**Task objective**
Set down, exactly as written, the lines from the top of the data to the line that holds "node,minimum width=260pt,minimum height=33pt]", and omit the pictures.

**Given information**

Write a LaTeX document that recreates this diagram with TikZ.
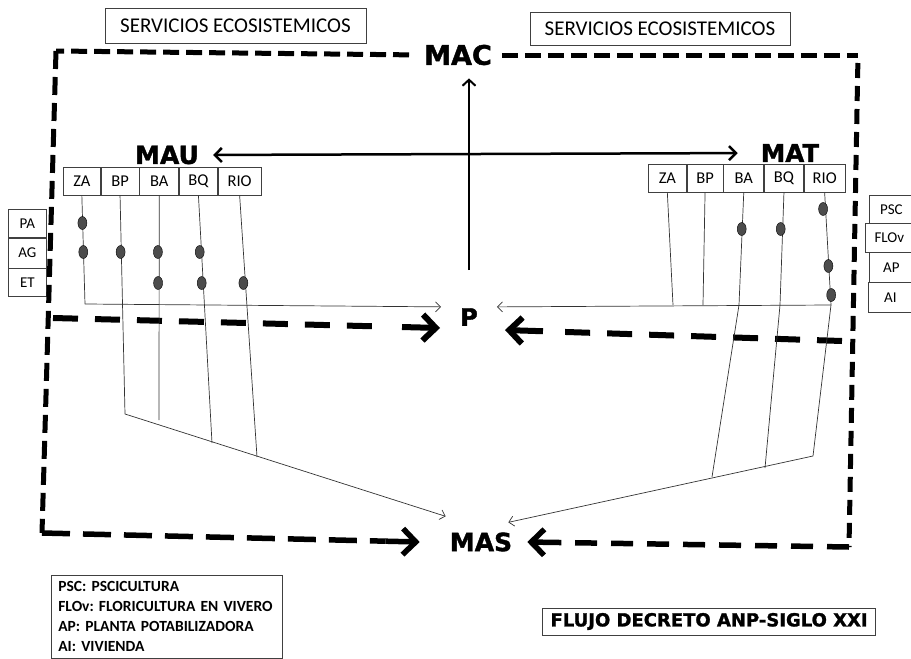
\documentclass[tikz,border=0pt]{standalone}
\usepackage{fontspec}
\setmainfont{Carlito}
\newfontfamily\heavyfont{DejaVu Sans Bold}[FakeBold=1.5]
\usetikzlibrary{arrows.meta,positioning,shapes.geometric,calc}

\begin{document}
\frenchspacing
\begin{tikzpicture}[x=1pt,y=-1pt,
    cell/.style={draw=black!75,line width=0.7pt,minimum height=28pt,inner sep=0pt,font=\fontsize{16.5}{18}\selectfont},
    side node/.style={cell,minimum width=38pt,font=\fontsize{15}{17}\selectfont},
    title node/.style={draw=black!75,line width=0.7pt,inner sep=0pt,font=\fontsize{21}{24}\selectfont},
    big/.style={inner sep=2pt,font=\heavyfont\fontsize{25}{28}\selectfont},
    dot/.style={ellipse,draw=black,fill=black!70,minimum width=9pt,minimum height=13pt,inner sep=0pt},
    wire/.style={draw=black!80,line width=0.7pt},
    flow/.style={wire,-{Straight Barb[length=5pt,width=10pt]}},
    frame/.style={line width=5pt,dash pattern=on 16pt off 7pt},
    bigdash/.style={line width=6pt,dash pattern=on 25pt off 17pt},
    bighead/.style={line width=6pt,-{Straight Barb[length=13pt,width=26pt]}}]

  \useasboundingbox (0,0) rectangle (911,659);

  % titles
  \node[title node,minimum width=261pt,minimum height=35pt] (serv1) at (235.5,25.5) {SERVICIOS ECOSISTEMICOS};
  \node[title node,minimum width=260pt,minimum height=33pt] (serv2) at (660,28.5) {SERVICIOS ECOSISTEMICOS};

  \node[big,font=\heavyfont\fontsize{27}{30}\selectfont] (MAC) at (458,55) {MAC};
  \node[big] (MAU) at (167,155) {MAU};
  \node[big,font=\heavyfont\fontsize{24.5}{28}\selectfont] (MAT) at (790,153) {MAT};
  \node[big,font=\heavyfont\fontsize{24}{28}\selectfont] (P) at (469,317) {P};
  \node[big] (MAS) at (481,542) {MAS};

  % left table
  \node[cell,minimum width=37pt,anchor=north west] (lza) at (63,167) {ZA};
  \node[cell,minimum width=38pt,right=0pt of lza] (lbp) {BP};
  \node[cell,minimum width=39pt,right=0pt of lbp] (lba) {BA};
  \node[cell,minimum width=38pt,right=0pt of lba] (lbq) {BQ};
  \node[cell,minimum width=43pt,right=0pt of lbq] (lrio) {RIO};

  % right table
  \node[cell,minimum width=38pt,anchor=north west] (rza) at (648,164) {ZA};
  \node[cell,minimum width=36pt,right=0pt of rza] (rbp) {BP};
  \node[cell,minimum width=40pt,right=0pt of rbp] (rba) {BA};
  \node[cell,minimum width=39pt,right=0pt of rba] (rbq) {BQ};
  \node[cell,minimum width=41pt,right=0pt of rbq] (rrio) {RIO};

  % side boxes
  \node[side node,anchor=north west] (pa) at (8,209) {PA};
  \node[side node,minimum height=30pt,below=0pt of pa] (ag) {AG};
  \node[side node,below=0pt of ag] (et) {ET};
  \node[side node,minimum width=44pt,anchor=north west] (psc) at (869,195) {PSC};
  \node[side node,minimum width=48pt,minimum height=29pt,anchor=north west] (flov) at (865,223) {FLOv};
  \node[side node,minimum width=44pt,minimum height=30pt,anchor=north west] (ap) at (869,252) {AP};
  \node[side node,minimum width=44pt,minimum height=30pt,anchor=north west] (ai) at (868,282) {AI};

  \node[draw=black!75,line width=0.7pt,anchor=north west,minimum width=231pt,minimum height=83pt,
        text width=217pt,inner xsep=7pt,align=left,font=\bfseries\fontsize{15.5}{20}\selectfont] (legend) at (51,575)
        {PSC: PSCICULTURA\\FLOv: FLORICULTURA EN VIVERO\\AP: PLANTA POTABILIZADORA\\AI: VIVIENDA};
  \node[draw=black!75,line width=0.7pt,anchor=east,minimum height=27pt,inner xsep=8pt,
        font=\heavyfont\fontsize{18}{20}\selectfont] (flujo) at (876,621.5) {FLUJO DECRETO ANP-SIGLO XXI};

  % frame
  \coordinate (tl) at (56,51);
  \coordinate (bl) at (42,533);
  \coordinate (tr) at (858,55);
  \coordinate (br) at (849,547);
  \coordinate (bin) at ([xshift=-28pt]MAS.west);
  \coordinate (bout) at ([xshift=13pt]MAS.east);
  \draw[frame,shorten <=13pt] (MAC.west) -- (tl);
  \draw[frame,dash pattern=on 18pt off 8pt] (tl) -- (bl);
  \draw[frame,shorten <=8pt] (MAC.east) -- (tr);
  \draw[frame,dash pattern=on 15pt off 8pt,shorten <=8pt] (tr) -- (br);
  \draw[bigdash,line width=5.5pt,dash pattern=on 28pt off 13pt] (bl) -- ($(bin)!34pt!(bl)$);
  \draw[bighead,line width=5.5pt] ($(bin)!34pt!(bl)$) -- (bin);
  \draw[bigdash,line width=5.5pt,dash pattern=on 22pt off 14pt] (br) -- ($(bout)!40pt!(br)$);
  \draw[bighead,line width=5.5pt] ($(bout)!34pt!(br)$) -- (bout);

  % flows to P
  \coordinate (ml) at (53,318);
  \coordinate (mr) at (842,341);
  \coordinate (pin) at ([xshift=-18pt,yshift=-11pt]P.west);
  \coordinate (pout) at ([xshift=25pt,yshift=-13pt]P.east);
  \draw[bigdash] (ml) -- ($(pin)!52pt!(ml)$);
  \draw[bighead] ($(pin)!38pt!(ml)$) -- (pin);
  \draw[bigdash] (mr) -- ($(pout)!52pt!(mr)$);
  \draw[bighead] ($(pout)!38pt!(mr)$) -- (pout);
  \draw[line width=2pt,-{Straight Barb[length=6pt,width=13pt]},shorten <=36pt,shorten >=11pt] (P.north) -- (P.north |- MAC.south);
  \draw[line width=2.5pt,{Straight Barb[length=7pt,width=14pt]}-{Straight Barb[length=7pt,width=14pt]},
        shorten <=12pt,shorten >=21pt] (MAU.east) -- (MAT.west);

  % left columns
  \coordinate (lzah) at (85,304);
  \coordinate (lbpe) at (125,414);
  \coordinate (lbae) at (159,420);
  \coordinate (lbqe) at (212,443);
  \coordinate (lrioe) at (257,457);
  \draw[wire] (lza.south) -- (lzah);
  \draw[wire] (lbp.south) -- (lbpe);
  \draw[wire] (lba.south) -- (lbae);
  \draw[wire] (lbq.south) -- (lbqe);
  \draw[wire] (lrio.south) -- (lrioe);
  \draw[flow,shorten >=17pt] (lzah) -- ([yshift=10pt]P.west);
  \draw[flow] (lbpe) -- ([xshift=-2pt,yshift=14pt]MAS.north west);

  % right columns
  \coordinate (rzah) at (673,305);
  \coordinate (rbph) at (703,305);
  \coordinate (rbah) at (739,305);
  \coordinate (rbqh) at (780,305);
  \coordinate (rrioh) at (831,305);
  \coordinate (rbae) at (712,477);
  \coordinate (rbqe) at (765,468);
  \coordinate (rrioe) at (813,456);
  \draw[wire] (rza.south) -- (rzah);
  \draw[wire] (rbp.south) -- (rbph);
  \draw[wire] (rba.south) -- (rbah) -- (rbae);
  \draw[wire] (rbq.south) -- (rbqh) -- (rbqe);
  \draw[wire] (rrio.south) -- (rrioh) -- (rrioe);
  \draw[flow,shorten >=17pt] (rrioh) -- ([yshift=10pt]P.east);
  \draw[flow] (rrioe) -- ([xshift=-6pt,yshift=8pt]MAS.north east);

  % uses
  \foreach \x/\y [count=\i] in {82.4/223,83.3/252,120.6/252,157.9/252,158.1/283,199.7/252,201.7/283,243.4/283,
                               741.7/229,780.7/229,823.1/209,828.4/266,831.2/295}
    \node[dot] (d\i) at (\x,\y) {};

\end{tikzpicture}
\end{document}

**Response below**
Write a LaTeX document that recreates this diagram with TikZ.
\documentclass[tikz,border=0pt]{standalone}
\usepackage{fontspec}
\setmainfont{Carlito}
\newfontfamily\heavyfont{DejaVu Sans Bold}[FakeBold=1.5]
\usetikzlibrary{arrows.meta,positioning,shapes.geometric,calc}

\begin{document}
\frenchspacing
\begin{tikzpicture}[x=1pt,y=-1pt,
    cell/.style={draw=black!75,line width=0.7pt,minimum height=28pt,inner sep=0pt,font=\fontsize{16.5}{18}\selectfont},
    side node/.style={cell,minimum width=38pt,font=\fontsize{15}{17}\selectfont},
    title node/.style={draw=black!75,line width=0.7pt,inner sep=0pt,font=\fontsize{21}{24}\selectfont},
    big/.style={inner sep=2pt,font=\heavyfont\fontsize{25}{28}\selectfont},
    dot/.style={ellipse,draw=black,fill=black!70,minimum width=9pt,minimum height=13pt,inner sep=0pt},
    wire/.style={draw=black!80,line width=0.7pt},
    flow/.style={wire,-{Straight Barb[length=5pt,width=10pt]}},
    frame/.style={line width=5pt,dash pattern=on 16pt off 7pt},
    bigdash/.style={line width=6pt,dash pattern=on 25pt off 17pt},
    bighead/.style={line width=6pt,-{Straight Barb[length=13pt,width=26pt]}}]

  \useasboundingbox (0,0) rectangle (911,659);

  % titles
  \node[title node,minimum width=261pt,minimum height=35pt] (serv1) at (235.5,25.5) {SERVICIOS ECOSISTEMICOS};
  \node[title node,minimum width=260pt,minimum height=33pt] (serv2) at (660,28.5) {SERVICIOS ECOSISTEMICOS};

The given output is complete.